Instructions to follow: Write again exactly the lines in the listing below, starting at the line with "Output the web" and ending at the line with "const FS = 32, LH = 36.7;", both included. Pictures are not copied.

*** Records shown

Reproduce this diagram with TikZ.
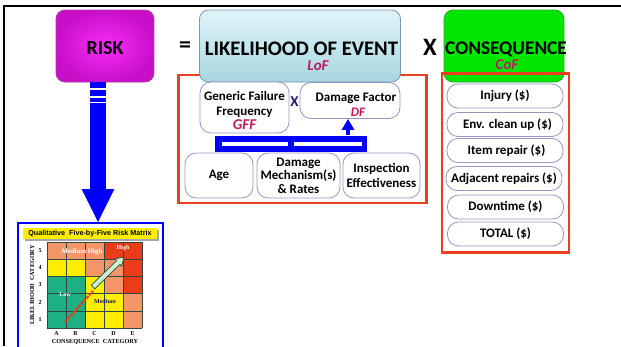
\documentclass[tikz,border=0pt]{standalone}
\usepackage{fontspec}
\setmainfont{Carlito}
\newfontfamily\tmsfont{Liberation Serif}
\newfontfamily\arlfont{Liberation Sans}
\usetikzlibrary{arrows.meta}
\definecolor{crim}{RGB}{192,24,88}
\definecolor{frameRed}{RGB}{232,64,32}
\definecolor{pillBorder}{RGB}{150,150,195}
\definecolor{magL}{RGB}{248,45,248}
\definecolor{magD}{RGB}{200,15,200}
\definecolor{magBorder}{RGB}{170,60,170}
\definecolor{cyanT}{RGB}{224,245,249}
\definecolor{cyanB}{RGB}{168,214,225}
\definecolor{cyanBorder}{RGB}{120,150,190}
\definecolor{grn}{RGB}{0,230,0}
\definecolor{grnBorder}{RGB}{40,170,40}
\definecolor{navyX}{RGB}{30,30,110}
\definecolor{mSal}{RGB}{245,150,105}
\definecolor{mRed}{RGB}{235,60,25}
\definecolor{mYel}{RGB}{255,238,0}
\definecolor{mGrn}{RGB}{30,175,130}
\definecolor{mLine}{RGB}{50,70,70}
\definecolor{arrowGrn}{RGB}{205,240,205}
\definecolor{pureBlue}{RGB}{0,0,250}
\definecolor{mNavy}{RGB}{20,20,110}
\begin{document}
\begin{tikzpicture}[x=1pt,y=-1pt,
  bigbox/.style={rounded corners=9pt, line width=0.8pt, inner sep=0pt},
  wbox/.style={draw=pillBorder, fill=white, rounded corners=11pt, line width=0.8pt, inner sep=0pt, align=center, font=\bfseries\fontsize{13}{14}\selectfont},
  pill/.style={wbox, rounded corners=11pt, minimum width=116pt, minimum height=24pt},
  redframe/.style={draw=frameRed, line width=2.3pt},
  crimlbl/.style={font=\bfseries\itshape\fontsize{15}{16}\selectfont, text=crim, inner sep=0pt},
  bigtxt/.style={font=\bfseries\fontsize{20}{22}\selectfont, inner sep=0pt},
  mtxt/.style={font=\tmsfont\bfseries\fontsize{6}{7}\selectfont, inner sep=0pt}
]
\useasboundingbox (0,0) rectangle (621,346);
\fill[white] (0,0) rectangle (621,346);
% outer frame
\draw[black, line width=1.6pt] (4,346) -- (4,6) -- (621,6);

% RISK
\node[bigbox, draw=magBorder, inner color=magL, outer color=magD, minimum width=98pt, minimum height=72pt] (risk) at (105,46) {};
\node[bigtxt] (risktxt) at (105,48) {RISK};
\node[font=\bfseries\fontsize{24}{26}\selectfont, inner sep=0pt] (eq) at (185,47) {=};

% LoF frame and box
\node[redframe, minimum width=248pt, minimum height=128pt, inner sep=0pt] (lofframe) at (302.5,139) {};
\node[bigbox, draw=cyanBorder, top color=cyanT, bottom color=cyanB, minimum width=201pt, minimum height=72pt] (lof) at (300,46) {};
\node[font=\bfseries\fontsize{20.7}{22}\selectfont, inner sep=0pt] (loftxt) at (301.5,49) {LIKELIHOOD OF EVENT};
\node[crimlbl] (loflbl) at (318,66) {LoF};

\node[font=\bfseries\fontsize{25}{26}\selectfont, inner sep=0pt] (xbig) at (430,47) {X};

% CoF box and frame
\node[bigbox, draw=grnBorder, fill=grn, minimum width=120pt, minimum height=72pt] (cof) at (504,46) {};
\node[font=\bfseries\fontsize{19.3}{21}\selectfont, inner sep=0pt] (coftxt) at (506,49) {CONSEQUENCE};
\node[crimlbl] (coflbl) at (507,65) {CoF};
\node[redframe, minimum width=127pt, minimum height=179pt, inner sep=0pt] (cofframe) at (505.5,163) {};

% LoF contents
\node[wbox, minimum width=89pt, minimum height=51pt] (gff) at (244.5,107.5) {};
\node[font=\bfseries\fontsize{13}{15}\selectfont, align=center, inner sep=0pt] (gfftxt) at (244.5,110) {Generic Failure\\Frequency\\[-1pt]{\fontsize{15}{15}\selectfont\itshape\color{crim}GFF}};
\node[font=\bfseries\fontsize{15}{16}\selectfont, text=navyX, inner sep=0pt] (xsmall) at (294.5,102) {X};
\node[wbox, minimum width=100pt, minimum height=36pt] (df) at (350,100.5) {};
\node[font=\bfseries\fontsize{13}{14}\selectfont, inner sep=0pt] (dftxt) at (356,98) {Damage Factor};
\node[crimlbl, font=\bfseries\itshape\fontsize{13}{14}\selectfont] (dflbl) at (358,112) {DF};

\node[wbox, minimum width=68pt, minimum height=45pt] (age) at (219,175.5) {Age};
\node[wbox, minimum width=83pt, minimum height=45pt, font=\bfseries\fontsize{13}{13.5}\selectfont] (dm) at (298.5,175.5) {Damage\\Mechanism(s)\\\& Rates};
\node[wbox, minimum width=77pt, minimum height=45pt, font=\bfseries\fontsize{13}{15.5}\selectfont] (insp) at (381.5,175.5) {Inspection\\Effectiveness};

% blue bracket
\node[fill=pureBlue, minimum width=152pt, minimum height=16pt, inner sep=0pt] (bar) at (291,143.5) {};
\draw[white, line width=4pt] (222,143.5) -- (288,143.5);
\draw[white, line width=4pt] (294,143.5) -- (362,143.5);
\draw[pureBlue, line width=4pt, -{Triangle[width=12pt,length=11pt]}] (bar.north -| 348,0) -- (df.south -| 348,0);

% CoF contents
\node[pill] (inj) at (505,96) {Injury (\$)};
\node[pill] (env) at (505,124.5) {\hspace{5pt}Env. clean up (\$)};
\node[pill] (item) at (505,150.5) {\hspace{3pt}Item repair (\$)};
\node[pill] (adj) at (504,178.5) {Adjacent repairs (\$)};
\node[pill] (down) at (505.5,207) {Downtime (\$)};
\node[pill] (tot) at (505.5,234) {TOTAL (\$)};

% matrix picture
\node[draw=pureBlue, line width=2pt, fill=white, minimum width=145pt, minimum height=140pt, inner sep=0pt] (mbox) at (90.5,293) {};
\fill[gray!70] (25,230) rectangle (159,241);
\node[fill=mYel, minimum width=134pt, minimum height=11pt, inner sep=0pt, font=\arlfont\bfseries\fontsize{7.2}{8}\selectfont] (mtitle) at (90,233.5) {Qualitative\ \ Five-by-Five Risk Matrix};

% grid cells: rows from top (5) to bottom (1)
\def\cw{19}\def\ch{17.2}
\foreach \r/\cols in {0/{mSal,mSal,mSal,mRed,mRed},1/{mYel,mYel,mSal,mSal,mRed},2/{mGrn,mGrn,mYel,mSal,mRed},3/{mGrn,mGrn,mYel,mYel,mSal},4/{mGrn,mGrn,mYel,mYel,mSal}}{
  \foreach \cc [count=\c from 0] in \cols {
    \fill[\cc] (47+\c*\cw,242+\r*\ch) rectangle ++(\cw,\ch);
  }
}
\foreach \i in {0,...,5}{
  \draw[mLine, line width=0.6pt] (47+\i*\cw,242) -- (47+\i*\cw,328);
  \draw[mLine, line width=0.6pt] (47,242+\i*\ch) -- (142,242+\i*\ch);
}
\foreach \n [count=\k from 0] in {5,4,3,2,1}{
  \node[mtxt] (rn\n) at (40,250.6+\k*\ch) {\n};
}
\foreach \l [count=\k from 0] in {A,B,C,D,E}{
  \node[mtxt] (cl\l) at (56.5+\k*\cw,333.5) {\l};
}
\node[mtxt, font=\tmsfont\bfseries\fontsize{6.2}{7}\selectfont, rotate=90] (ylab) at (32,285) {LIKELIHOOD\ \ CATEGORY};
\node[mtxt, font=\tmsfont\bfseries\fontsize{6.2}{7}\selectfont] (xlab) at (95,342) {CONSEQUENCE\ \ CATEGORY};
\node[mtxt, text=white, font=\tmsfont\bfseries\fontsize{6.8}{7}\selectfont] (mh) at (82,252) {Medium High};
\node[mtxt, text=white] (hi) at (123,248) {High};
\node[mtxt, text=white] (lo) at (65,295) {Low};
\node[mtxt, text=mNavy] (me) at (105,301) {Medium};
\draw[mRed, line width=2.2pt, dash pattern=on 3pt off 1pt] (65,322) -- (93,291);
\draw[mLine, line width=0.7pt, fill=arrowGrn] (94.74,288.8) -- (119.99,264.36) -- (121.73,266.16) -- (124,257) -- (114.78,258.97) -- (116.51,260.76) -- (91.26,285.2) -- cycle;

% big blue arrow from RISK to matrix
\coordinate (aTop) at (98,82);
\coordinate (aBot) at (98,223);
\draw[pureBlue, line width=16pt, -{Triangle[width=30pt,length=34pt]}] (aTop) -- (aBot);
\draw[white, line width=1.1pt] (89,89) -- (107,89);
\draw[white, line width=1.1pt] (89,97) -- (107,97);
\draw[white, line width=1.1pt] (89,102.5) -- (107,102.5);
\end{tikzpicture}
\end{document}
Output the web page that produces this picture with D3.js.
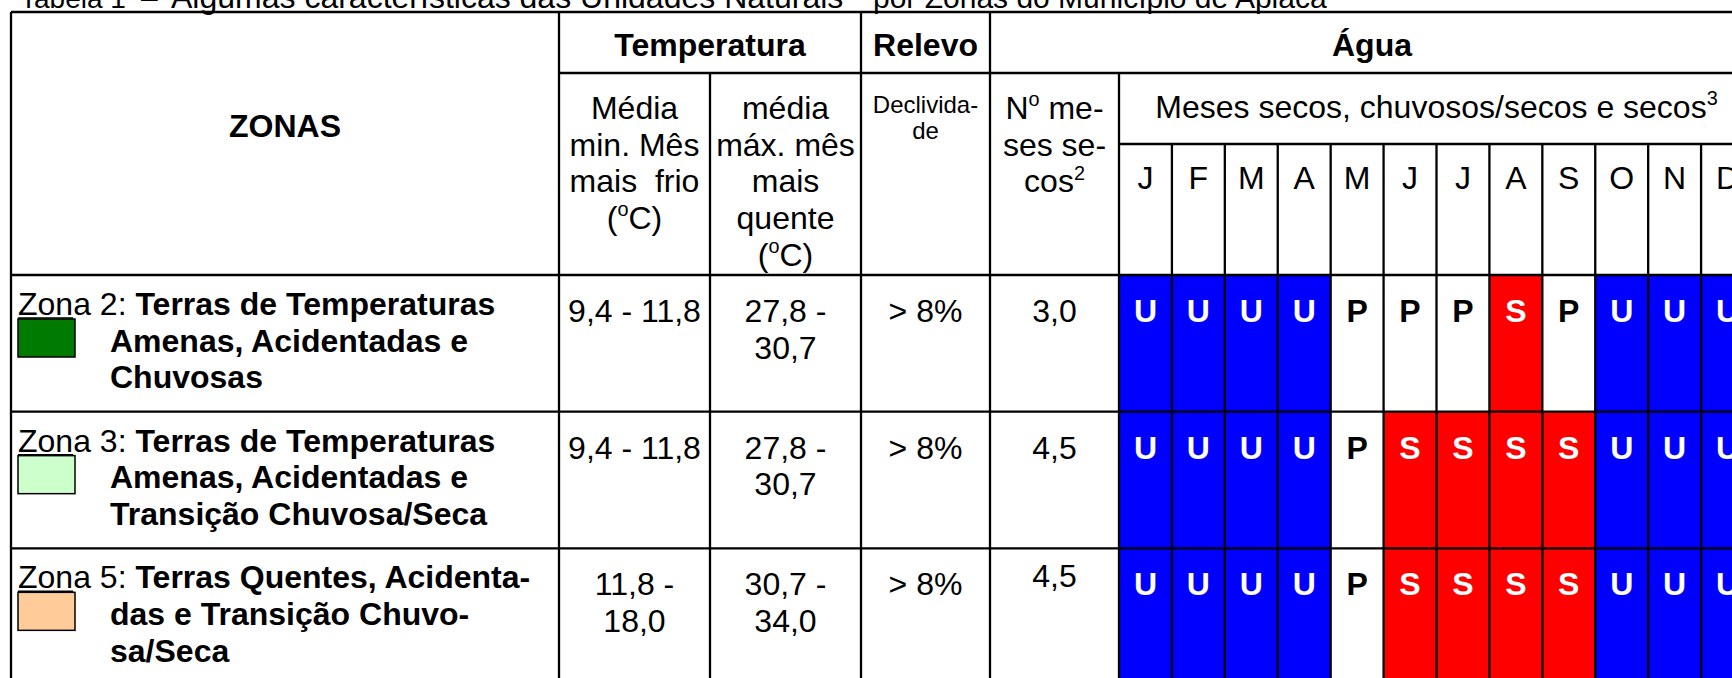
<!DOCTYPE html>
<html>
<head>
<meta charset="utf-8">
<script src="https://cdn.jsdelivr.net/npm/d3@7"></script>
<style>
  html, body { margin: 0; padding: 0; background: #fff; overflow: hidden; }
  svg { display: block; font-family: Arial, "Liberation Sans", sans-serif; }
</style>
</head>
<body>
<svg id="chart" width="1732" height="678"></svg>
<script>
// table data
const months = ['J', 'F', 'M', 'A', 'M', 'J', 'J', 'A', 'S', 'O', 'N', 'D'];
const zoneIds = ['Zona 2', 'Zona 3', 'Zona 5'];
const zoneTitles = [
  ['Terras de Temperaturas', 'Amenas, Acidentadas e', 'Chuvosas'],
  ['Terras de Temperaturas', 'Amenas, Acidentadas e', 'Transição Chuvosa/Seca'],
  ['Terras Quentes, Acidenta-', 'das e Transição Chuvo-', 'sa/Seca'],
];
const zoneColors = ['#007a00', '#ccffcc', '#ffcc99'];
const tempMin = [['9,4 - 11,8'], ['9,4 - 11,8'], ['11,8 -', '18,0']];
const tempMax = [['27,8 -', '30,7'], ['27,8 -', '30,7'], ['30,7 -', '34,0']];
const relevo = ['> 8%', '> 8%', '> 8%'];
const mesesSecos = ['3,0', '4,5', '4,5'];
const monthStatus = [
  ['U', 'U', 'U', 'U', 'P', 'P', 'P', 'S', 'P', 'U', 'U', 'U'],
  ['U', 'U', 'U', 'U', 'P', 'S', 'S', 'S', 'S', 'U', 'U', 'U'],
  ['U', 'U', 'U', 'U', 'P', 'S', 'S', 'S', 'S', 'U', 'U', 'U'],
];
const statusKeys = ['U', 'P', 'S'];

const svg = d3.select('#chart');
const FS = 32, LH = 36.7;

// column / row edges of the table grid
const X = { left: 11, zonas: 559, tmin: 710, tmax: 861, relevo: 990, meses: 1119, right: 1754 };
const Y = { top: 12, h1: 73, h2: 144, head: 275, bottom: 685 };

const rowScale = d3.scaleBand().domain(d3.range(zoneIds.length)).range([Y.head, Y.bottom]).padding(0);
const monthScale = d3.scaleBand().domain(d3.range(months.length)).range([X.meses, X.right]).padding(0);
const fillScale = d3.scaleOrdinal().domain(statusKeys).range(['#0000ff', '#ffffff', '#ff0000']);
const inkScale = d3.scaleOrdinal().domain(statusKeys).range(['#ffffff', '#000000', '#ffffff']);

// write a line made of segments {t, b, sup}
function writeLine(g, x, y, segs, anchor, size) {
  size = size || FS;
  const t = g.append('text')
    .attr('x', x)
    .attr('y', y)
    .attr('text-anchor', anchor || 'middle')
    .attr('font-size', size)
    .attr('fill', '#000')
    .style('white-space', 'pre');
  let raised = false;
  segs.forEach(s => {
    if (typeof s === 'string') s = { t: s };
    const ts = t.append('tspan').text(s.t);
    if (s.b) ts.attr('font-weight', 700);
    if (s.sup) {
      ts.attr('font-size', size * 0.62).attr('dy', -size * 0.4);
      raised = true;
    } else if (raised) {
      ts.attr('dy', size * 0.4);
      raised = false;
    }
  });
  return t;
}

function writeLines(g, x, y, lines, anchor, size, lh) {
  lines.forEach((l, i) => writeLine(g, x, y + i * (lh || LH), Array.isArray(l) ? l : [l], anchor, size));
}

// title (its top is cut by the frame, as in the source)
const title = svg.append('g');
writeLine(title, 20, 8, ['Tabela 1'], 'start', 28);
writeLine(title, 141, 8, ['\u2013'], 'start', 30);
writeLine(title, 171, 8, ['Algumas características das Unidades Naturais', { t: '1', sup: true }], 'start', 32);
writeLine(title, 873, 8, ['por Zonas do Município de Apiacá'], 'start', 30);

// month cell fills
const cells = svg.append('g');
monthStatus.forEach((row, r) => {
  cells.selectAll(null)
    .data(row)
    .join('rect')
    .attr('x', (d, i) => monthScale(i))
    .attr('y', rowScale(r))
    .attr('width', monthScale.bandwidth())
    .attr('height', rowScale.bandwidth())
    .attr('fill', d => fillScale(d));
  cells.selectAll(null)
    .data(row)
    .join('text')
    .attr('x', (d, i) => monthScale(i) + monthScale.bandwidth() / 2)
    .attr('y', rowScale(r) + 47)
    .attr('text-anchor', 'middle')
    .attr('font-size', FS)
    .attr('font-weight', 700)
    .attr('fill', d => inkScale(d))
    .text(d => d);
});

// header texts
const head = svg.append('g');
writeLine(head, (X.left + X.zonas) / 2, 137, [{ t: 'ZONAS', b: true }]);
writeLine(head, (X.zonas + X.tmax) / 2, 56, [{ t: 'Temperatura', b: true }]);
writeLine(head, (X.tmax + X.relevo) / 2, 56, [{ t: 'Relevo', b: true }]);
writeLine(head, (X.relevo + X.right) / 2, 56, [{ t: 'Água', b: true }]);
writeLines(head, (X.zonas + X.tmin) / 2, 119, ['Média', 'min. Mês', 'mais  frio', ['(', { t: 'o', sup: true }, 'C)']]);
writeLines(head, (X.tmin + X.tmax) / 2, 119, ['média', 'máx. mês', 'mais', 'quente', ['(', { t: 'o', sup: true }, 'C)']]);
writeLines(head, (X.tmax + X.relevo) / 2, 113, ['Declivida-', 'de'], 'middle', 24, 26);
writeLines(head, (X.relevo + X.meses) / 2, 119, [['N', { t: 'o', sup: true }, ' me-'], 'ses se-', ['cos', { t: '2', sup: true }]]);
writeLine(head, (X.meses + X.right) / 2, 118, ['Meses secos, chuvosos/secos e secos', { t: '3', sup: true }]);
head.selectAll(null)
  .data(months)
  .join('text')
  .attr('x', (d, i) => monthScale(i) + monthScale.bandwidth() / 2)
  .attr('y', 189)
  .attr('text-anchor', 'middle')
  .attr('font-size', FS)
  .text(d => d);

// body rows
const body = svg.append('g');
zoneIds.forEach((z, r) => {
  const y0 = rowScale(r);
  const first = writeLine(body, 18, y0 + 40, [z + ': ', { t: zoneTitles[r][0], b: true }], 'start');
  // "Zon" is underlined in the source
  const uw = first.node().getSubStringLength(0, 3);
  body.append('line')
    .attr('x1', 18).attr('x2', 18 + uw)
    .attr('y1', y0 + 43).attr('y2', y0 + 43)
    .attr('stroke', '#000').attr('stroke-width', 1.5);
  writeLines(body, 110, y0 + 40 + LH, zoneTitles[r].slice(1).map(t => [{ t, b: true }]), 'start');
  body.append('rect')
    .attr('x', 18).attr('y', y0 + 44)
    .attr('width', 57).attr('height', 38)
    .attr('fill', zoneColors[r])
    .attr('stroke', '#000').attr('stroke-width', 1.5);

  writeLines(body, (X.zonas + X.tmin) / 2, y0 + 47, tempMin[r]);
  writeLines(body, (X.tmin + X.tmax) / 2, y0 + 47, tempMax[r]);
  writeLine(body, (X.tmax + X.relevo) / 2, y0 + 47, [relevo[r]]);
  writeLine(body, (X.relevo + X.meses) / 2, y0 + (r === 2 ? 39 : 47), [mesesSecos[r]]);
});

// grid lines
const grid = svg.append('g').attr('stroke', '#000').attr('stroke-width', 2.3).attr('fill', 'none');
const hLines = [
  [X.left, X.right, Y.top],
  [X.zonas, X.right, Y.h1],
  [X.meses, X.right, Y.h2],
  [X.left, X.right, Y.head],
  ...d3.range(1, zoneIds.length).map(i => [X.left, X.right, rowScale(i)]),
];
const vLines = [
  [X.left, Y.top, Y.bottom],
  [X.zonas, Y.top, Y.bottom],
  [X.tmin, Y.h1, Y.bottom],
  [X.tmax, Y.top, Y.bottom],
  [X.relevo, Y.top, Y.bottom],
  [X.meses, Y.h1, Y.bottom],
  ...d3.range(1, months.length).map(i => [monthScale(i), Y.h2, Y.bottom]),
];
grid.selectAll('.h').data(hLines).join('line')
  .attr('x1', d => d[0]).attr('x2', d => d[1]).attr('y1', d => d[2]).attr('y2', d => d[2]);
grid.selectAll('.v').data(vLines).join('line')
  .attr('x1', d => d[0]).attr('x2', d => d[0]).attr('y1', d => d[1]).attr('y2', d => d[2]);
</script>
</body>
</html>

******

Exercise response:
Output the web page that produces this picture with D3.js.
<!DOCTYPE html>
<html>
<head>
<meta charset="utf-8">
<script src="https://cdn.jsdelivr.net/npm/d3@7"></script>
<style>
  html, body { margin: 0; padding: 0; background: #fff; overflow: hidden; }
  svg { display: block; font-family: Arial, "Liberation Sans", sans-serif; }
</style>
</head>
<body>
<svg id="chart" width="1732" height="678"></svg>
<script>
// table data
const months = ['J', 'F', 'M', 'A', 'M', 'J', 'J', 'A', 'S', 'O', 'N', 'D'];
const zoneIds = ['Zona 2', 'Zona 3', 'Zona 5'];
const zoneTitles = [
  ['Terras de Temperaturas', 'Amenas, Acidentadas e', 'Chuvosas'],
  ['Terras de Temperaturas', 'Amenas, Acidentadas e', 'Transição Chuvosa/Seca'],
  ['Terras Quentes, Acidenta-', 'das e Transição Chuvo-', 'sa/Seca'],
];
const zoneColors = ['#007a00', '#ccffcc', '#ffcc99'];
const tempMin = [['9,4 - 11,8'], ['9,4 - 11,8'], ['11,8 -', '18,0']];
const tempMax = [['27,8 -', '30,7'], ['27,8 -', '30,7'], ['30,7 -', '34,0']];
const relevo = ['> 8%', '> 8%', '> 8%'];
const mesesSecos = ['3,0', '4,5', '4,5'];
const monthStatus = [
  ['U', 'U', 'U', 'U', 'P', 'P', 'P', 'S', 'P', 'U', 'U', 'U'],
  ['U', 'U', 'U', 'U', 'P', 'S', 'S', 'S', 'S', 'U', 'U', 'U'],
  ['U', 'U', 'U', 'U', 'P', 'S', 'S', 'S', 'S', 'U', 'U', 'U'],
];
const statusKeys = ['U', 'P', 'S'];

const svg = d3.select('#chart');
const FS = 32, LH = 36.7;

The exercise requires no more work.